Transcribe the material exactly. Images do not belong in the copy.

──────── Material ────────

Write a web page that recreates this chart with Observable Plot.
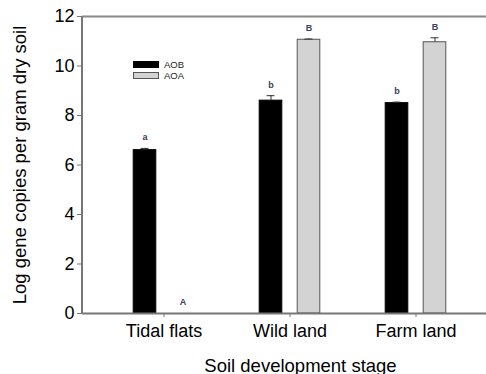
<!DOCTYPE html>
<html>
<head>
<meta charset="utf-8">
<script src="https://cdn.jsdelivr.net/npm/d3@7"></script>
<script src="https://cdn.jsdelivr.net/npm/@observablehq/plot@0.6"></script>
<style>
  html, body { margin: 0; padding: 0; background: #fff; }
  #wrap { position: relative; width: 486px; height: 374px; font-family: Arial, "Liberation Sans", sans-serif; }
  .legend { position: absolute; left: 133px; top: 59px; font-size: 9.5px; color: #222; line-height: 11px; }
  .legend div { display: flex; align-items: center; height: 11px; }
  .sw { display: inline-block; width: 26px; height: 7px; margin-right: 5px; box-sizing: border-box; }
</style>
</head>
<body>
<div id="wrap"></div>
<script>
const categories = ["Tidal flats", "Wild land", "Farm land"];
const seriesNames = ["AOB", "AOA"];
const aob = [6.60, 8.60, 8.50];
const aobErr = [0.07, 0.20, 0.04];
const aoa = [0, 11.06, 10.96];
const aoaErr = [0, 0.03, 0.18];
const aobLetters = ["a", "b", "b"];
const aoaLetters = ["A", "B", "B"];
const yTicks = [0, 2, 4, 6, 8, 10, 12];
const colors = {AOB: "#000000", AOA: "#d3d3d3"};
const strokes = {AOB: "#000000", AOA: "#555555"};

const rows = [];
categories.forEach((c, i) => {
  rows.push({cat: c, series: "AOB", value: aob[i], err: aobErr[i], letter: aobLetters[i]});
  rows.push({cat: c, series: "AOA", value: aoa[i], err: aoaErr[i], letter: aoaLetters[i]});
});
const dAOB = rows.filter(d => d.series === "AOB");
const dAOA = rows.filter(d => d.series === "AOA");

const off = 19;
const barInset = 45.2;
const capInset = 52.5;

function seriesMarks(data, s, dx) {
  const ms = [];
  ms.push(Plot.barY(data.filter(d => d.value > 0), {x: "cat", y: "value", fill: colors[s], stroke: strokes[s], strokeWidth: 1, dx, insetLeft: barInset, insetRight: barInset}));
  ms.push(Plot.ruleX(data.filter(d => d.err > 0), {x: "cat", y1: "value", y2: d => d.value + d.err, stroke: "#333", strokeWidth: 1, dx}));
  ms.push(Plot.tickY(data.filter(d => d.err > 0), {x: "cat", y: d => d.value + d.err, stroke: "#333", strokeWidth: 1, dx, insetLeft: capInset, insetRight: capInset}));
  ms.push(Plot.text(data, {x: "cat", y: d => d.value + d.err, text: "letter", dx, dy: -11, fill: "#3a4060", fontSize: 9, fontWeight: "bold"}));
  return ms;
}

const chart = Plot.plot({
  width: 486,
  height: 374,
  marginLeft: 82,
  marginRight: 0,
  marginTop: 16,
  marginBottom: 61,
  style: {fontFamily: "Arial, 'Liberation Sans', sans-serif", fontSize: "18px", color: "#000", background: "#fff"},
  x: {domain: categories, paddingInner: 0.1, paddingOuter: 0.153, align: 0.655, label: "Soil development stage", labelAnchor: "center", labelOffset: 58, tickSize: 4, tickPadding: 7},
  y: {domain: [0, 12], ticks: yTicks, label: "Log gene copies per gram dry soil", labelAnchor: "center", labelArrow: "none", labelOffset: 70, tickSize: 5, tickPadding: 3},
  marks: [
    ...seriesMarks(dAOB, "AOB", -off),
    ...seriesMarks(dAOA, "AOA", off),
    Plot.ruleY([0], {stroke: "#777", strokeWidth: 2}),
    Plot.ruleY([12], {stroke: "#888", strokeWidth: 2})
  ]
});

const wrap = document.getElementById("wrap");
wrap.appendChild(chart);
const svg = d3.select(chart);
function stripArrow(sel) {
  sel.each(function() {
    const t = d3.select(this);
    const s = t.text();
    if (/[↑→]/.test(s)) t.text(s.replace(/\s*[↑→]\s*/g, "").trim());
  });
}
stripArrow(svg.selectAll("tspan"));
stripArrow(svg.selectAll("text").filter(function() { return d3.select(this).select("tspan").empty(); }));
// axis titles slightly larger; x title shifted right as in the source figure
svg.selectAll("[aria-label='x-axis label'] text, [aria-label='y-axis label'] text").style("font-size", "18.5px");
svg.selectAll("[aria-label='x-axis label'] text").attr("dx", 16);

const yScale = chart.scale("y");
svg.append("line").attr("x1", 82).attr("x2", 82).attr("y1", yScale.apply(0)).attr("y2", yScale.apply(12)).attr("stroke", "#777").attr("stroke-width", 2);
svg.selectAll("[aria-label='y-axis tick'] path, [aria-label='x-axis tick'] path").attr("stroke", "#777");

const legend = document.createElement("div");
legend.className = "legend";
legend.innerHTML = seriesNames.map(s => `<div><span class="sw" style="background:${colors[s]};border:1px solid ${strokes[s]}"></span>${s}</div>`).join("");
wrap.appendChild(legend);
</script>
</body>
</html>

────────

Answer for the task >>
Write a web page that recreates this chart with Observable Plot.
<!DOCTYPE html>
<html>
<head>
<meta charset="utf-8">
<script src="https://cdn.jsdelivr.net/npm/d3@7"></script>
<script src="https://cdn.jsdelivr.net/npm/@observablehq/plot@0.6"></script>
<style>
  html, body { margin: 0; padding: 0; background: #fff; }
  #wrap { position: relative; width: 486px; height: 374px; font-family: Arial, "Liberation Sans", sans-serif; }
  .legend { position: absolute; left: 133px; top: 59px; font-size: 9.5px; color: #222; line-height: 11px; }
  .legend div { display: flex; align-items: center; height: 11px; }
  .sw { display: inline-block; width: 26px; height: 7px; margin-right: 5px; box-sizing: border-box; }
</style>
</head>
<body>
<div id="wrap"></div>
<script>
const categories = ["Tidal flats", "Wild land", "Farm land"];
const seriesNames = ["AOB", "AOA"];
const aob = [6.60, 8.60, 8.50];
const aobErr = [0.07, 0.20, 0.04];
const aoa = [0, 11.06, 10.96];
const aoaErr = [0, 0.03, 0.18];
const aobLetters = ["a", "b", "b"];
const aoaLetters = ["A", "B", "B"];
const yTicks = [0, 2, 4, 6, 8, 10, 12];
const colors = {AOB: "#000000", AOA: "#d3d3d3"};
const strokes = {AOB: "#000000", AOA: "#555555"};

const rows = [];
categories.forEach((c, i) => {
  rows.push({cat: c, series: "AOB", value: aob[i], err: aobErr[i], letter: aobLetters[i]});
  rows.push({cat: c, series: "AOA", value: aoa[i], err: aoaErr[i], letter: aoaLetters[i]});
});
const dAOB = rows.filter(d => d.series === "AOB");
const dAOA = rows.filter(d => d.series === "AOA");

const off = 19;
const barInset = 45.2;
const capInset = 52.5;

function seriesMarks(data, s, dx) {
  const ms = [];
  ms.push(Plot.barY(data.filter(d => d.value > 0), {x: "cat", y: "value", fill: colors[s], stroke: strokes[s], strokeWidth: 1, dx, insetLeft: barInset, insetRight: barInset}));
  ms.push(Plot.ruleX(data.filter(d => d.err > 0), {x: "cat", y1: "value", y2: d => d.value + d.err, stroke: "#333", strokeWidth: 1, dx}));
  ms.push(Plot.tickY(data.filter(d => d.err > 0), {x: "cat", y: d => d.value + d.err, stroke: "#333", strokeWidth: 1, dx, insetLeft: capInset, insetRight: capInset}));
  ms.push(Plot.text(data, {x: "cat", y: d => d.value + d.err, text: "letter", dx, dy: -11, fill: "#3a4060", fontSize: 9, fontWeight: "bold"}));
  return ms;
}

const chart = Plot.plot({
  width: 486,
  height: 374,
  marginLeft: 82,
  marginRight: 0,
  marginTop: 16,
  marginBottom: 61,
  style: {fontFamily: "Arial, 'Liberation Sans', sans-serif", fontSize: "18px", color: "#000", background: "#fff"},
  x: {domain: categories, paddingInner: 0.1, paddingOuter: 0.153, align: 0.655, label: "Soil development stage", labelAnchor: "center", labelOffset: 58, tickSize: 4, tickPadding: 7},
  y: {domain: [0, 12], ticks: yTicks, label: "Log gene copies per gram dry soil", labelAnchor: "center", labelArrow: "none", labelOffset: 70, tickSize: 5, tickPadding: 3},
  marks: [
    ...seriesMarks(dAOB, "AOB", -off),
    ...seriesMarks(dAOA, "AOA", off),
    Plot.ruleY([0], {stroke: "#777", strokeWidth: 2}),
    Plot.ruleY([12], {stroke: "#888", strokeWidth: 2})
  ]
});

const wrap = document.getElementById("wrap");
wrap.appendChild(chart);
const svg = d3.select(chart);
function stripArrow(sel) {
  sel.each(function() {
    const t = d3.select(this);
    const s = t.text();
    if (/[↑→]/.test(s)) t.text(s.replace(/\s*[↑→]\s*/g, "").trim());
  });
}
stripArrow(svg.selectAll("tspan"));
stripArrow(svg.selectAll("text").filter(function() { return d3.select(this).select("tspan").empty(); }));
// axis titles slightly larger; x title shifted right as in the source figure
svg.selectAll("[aria-label='x-axis label'] text, [aria-label='y-axis label'] text").style("font-size", "18.5px");
svg.selectAll("[aria-label='x-axis label'] text").attr("dx", 16);

const yScale = chart.scale("y");
svg.append("line").attr("x1", 82).attr("x2", 82).attr("y1", yScale.apply(0)).attr("y2", yScale.apply(12)).attr("stroke", "#777").attr("stroke-width", 2);
svg.selectAll("[aria-label='y-axis tick'] path, [aria-label='x-axis tick'] path").attr("stroke", "#777");

const legend = document.createElement("div");
legend.className = "legend";
legend.innerHTML = seriesNames.map(s => `<div><span class="sw" style="background:${colors[s]};border:1px solid ${strokes[s]}"></span>${s}</div>`).join("");
wrap.appendChild(legend);
</script>
</body>
</html>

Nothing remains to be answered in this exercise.